## Set task
Leaving the pictures out, print the lines from the first line of the listing through the line containing "from matplotlib.patches import", exactly as they read, and no others.

-*-*-

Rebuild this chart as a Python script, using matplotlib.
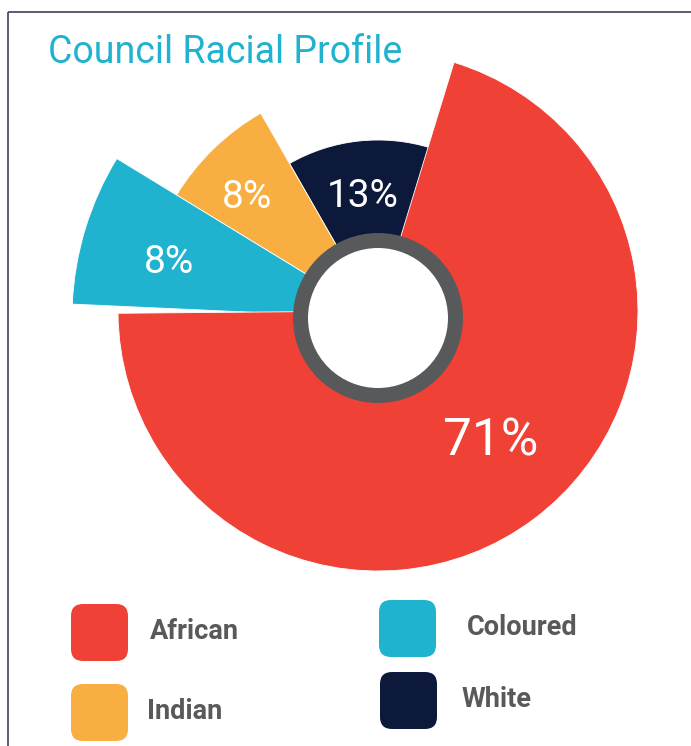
import numpy as np
import matplotlib
matplotlib.use("Agg")
import matplotlib.pyplot as plt
from matplotlib.patches import Wedge, Circle, FancyBboxPatch

# council racial profile data
groups = ['African', 'White', 'Indian', 'Coloured']
shares = [71, 13, 8, 8]
colors = ['#ef4136', '#0c193b', '#f9ae42', '#1fb3cf']

# drawn in the order White, Indian, Coloured, African going counter clockwise
order = [1, 2, 3, 0]
radii = {'African': 260, 'White': 178, 'Indian': 236, 'Coloured': 306}
# the big slice sits a little higher than the others, with a small notch before it
lift = {'African': 7, 'White': 0, 'Indian': 0, 'Coloured': 0}
notch = {'African': 3.1, 'White': 0, 'Indian': 0, 'Coloured': 0}
# label placement: (angle offset from slice middle, distance from centre)
lbl_pos = {'African': (4.1, 178), 'White': (1.3, 112), 'Indian': (5.7, 171), 'Coloured': (4.9, 214)}
lbl_size = {'African': 37, 'White': 28, 'Indian': 28, 'Coloured': 28}

W, H = 691, 746
cx, cy = 378, 318
start = 73

fig = plt.figure(figsize=(W/100, H/100), dpi=100)
ax = fig.add_axes([0, 0, 1, 1])
ax.set_xlim(0, W)
ax.set_ylim(H, 0)
ax.set_aspect('equal')
ax.axis('off')

# frame lines on top and left
ax.plot([8, W], [11.5, 11.5], color='#3b4161', lw=1.2, solid_capstyle='butt')
ax.plot([8, 8], [11.5, H], color='#3b4161', lw=1.2, solid_capstyle='butt')

ax.text(48, 63, 'Council Racial Profile', color='#20b2cf', fontsize=27,
        family='Roboto', ha='left', va='baseline')

a = start
for i in order:
    name = groups[i]
    span = shares[i] / sum(shares) * 360
    a1, a2 = a, a + span
    # y axis points down, so flip the angles
    ax.add_patch(Wedge((cx, cy - lift[name]), radii[name], -a2, -(a1 + notch[name]),
                       facecolor=colors[i], edgecolor='white', lw=0.6))
    mid = np.radians((a1 + a2) / 2 + lbl_pos[name][0])
    r = lbl_pos[name][1]
    ax.text(cx + r*np.cos(mid), cy - r*np.sin(mid), f'{shares[i]}%', color='white',
            fontsize=lbl_size[name], family='Roboto', ha='center', va='baseline')
    a = a2

# centre hole with grey ring
ax.add_patch(Circle((cx, cy), 85, facecolor='#58595b', edgecolor='none'))
ax.add_patch(Circle((cx, cy), 70, facecolor='white', edgecolor='none'))

# legend boxes: (x, y of box top-left, text x, text baseline)
leg = {'African': (71, 604, 150, 639), 'Indian': (71, 684, 147, 719),
       'Coloured': (379, 600, 467, 635), 'White': (380, 672, 462, 707)}
for i, name in enumerate(groups):
    bx, by, tx, ty = leg[name]
    ax.add_patch(FancyBboxPatch((bx + 12, by + 12), 57 - 24, 57 - 24,
                                boxstyle='round,pad=12', facecolor=colors[i],
                                edgecolor='none'))
    ax.text(tx, ty, name, color='#58595b', fontsize=19.5, family='Roboto',
            fontweight='bold', ha='left', va='baseline')

fig.savefig('out.png', dpi=100)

-*-*-

## Output
Rebuild this chart as a Python script, using matplotlib.
import numpy as np
import matplotlib
matplotlib.use("Agg")
import matplotlib.pyplot as plt
from matplotlib.patches import Wedge, Circle, FancyBboxPatch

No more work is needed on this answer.